Kamal Fadel: Fifty Years in Exile, Still Waiting for Justice
Kamal Fadel, the Polisario Front’s Representative to Australia, addressed the human dimension of the conflict with urgency. “What we are talking about today concerns real people who have endured 50 years in exile, waiting for justice,” he told the audience.
Mr Fadel described the dire humanitarian conditions facing Sahrawi refugees in camps in southwestern Algeria, where food insecurity is worsening and the effects of climate change compound decades of hardship. He nevertheless stressed the high morale and enduring resolve of the Sahrawi people.
On the diplomatic front, Fadel reported on recent preliminary and informal talks held in Madrid and Washington — the first of their kind since Geneva in 2019 — involving senior officials from the two partiesMorocco and the Polisario as well as Mauritania, and Algeria as observers. He characterised these talks as aimed at testing intentions and re-establishing a framework for consultation, but warned that deep divergences remain. Morocco, he noted, continues to insist on its 2007 autonomy proposal as a fixed ceiling rather than a genuine basis for negotiation.
Mr Fadel reaffirmed that Polisario’s peace proposal, submitted to the UN Secretary-General in October 2025 (document S/2025/664), which offers three legitimate options — independence, integration, or autonomy — consistent with UN General Assembly resolutions 1541 and 2625. “Autonomy under occupation is not self-determination,” he said. “It is the formalisation of annexation by force.”
He also raised serious human rights concerns, noting that the occupied territories of Western Sahara remain among the most tightly controlled and underreported in the world, with independent media and human rights monitors effectively denied access.

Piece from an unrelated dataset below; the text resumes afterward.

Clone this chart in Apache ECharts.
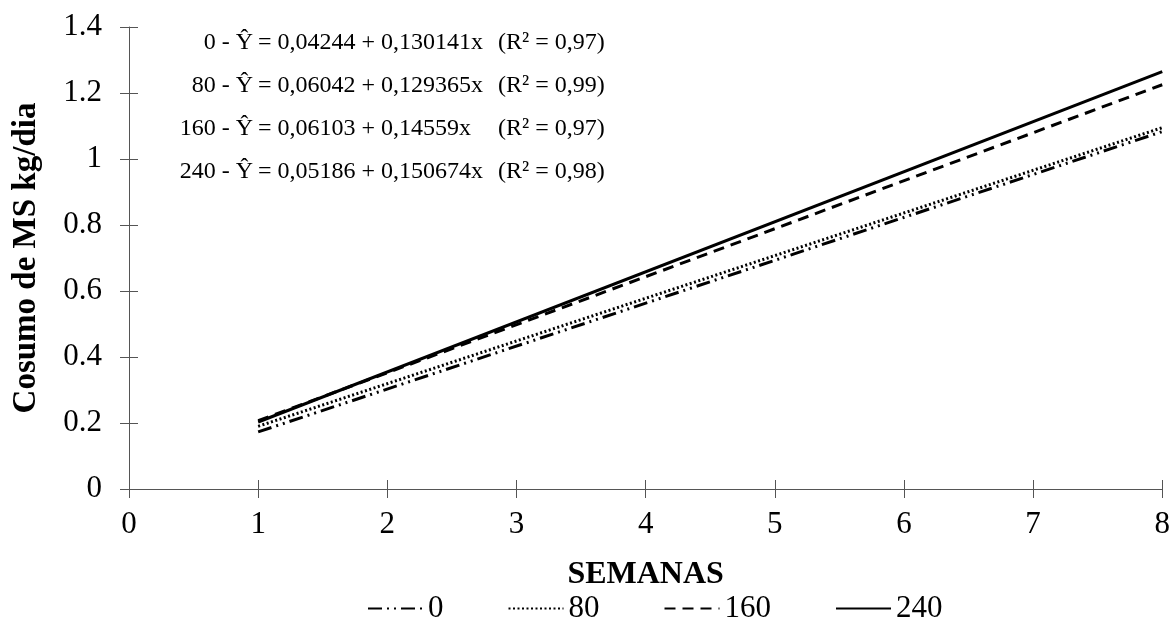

He cited documented cases of harassment, arbitrary detention, and punitive transfers of Sahrawi activists, and called on all UN bodies and international human rights organisations to intervene and protect Sahrawi civilians.

A Test for the Rules-Based Order
Both speakers concluded with a call to the international community to apply international law consistently and without exception. Comparing the Western Sahara case to the successful decolonisation of East Timor, Namibia, and Eritrea, Mr Fadel declared: “No occupation is permanent when international law is upheld and international solidarity is maintained.”
“The Sahrawi people are not asking for special treatment,” he said. “They are asking for the strict application of international law — the same right afforded to the people of Timor and Namibia.”
Professor Saul echoed these sentiments, stressing that recognition of Moroccan sovereignty by any state — including the United States — constitutes a violation of international law, as does trade in Western Sahara’s natural resources without the free and informed consent of the Sahrawi people.
The discussion concluded with a strong emphasis on the need for a fair and genuine referendum that includes the option of independence, respect for international law, and the importance of not predetermining the outcome of negotiations. The speakers called for renewed international commitment to upholding the Sahrawi people’s right to self-determination and ensuring that any resolution to the conflict is achieved through a process that is just, inclusive, and consistent with established legal principles.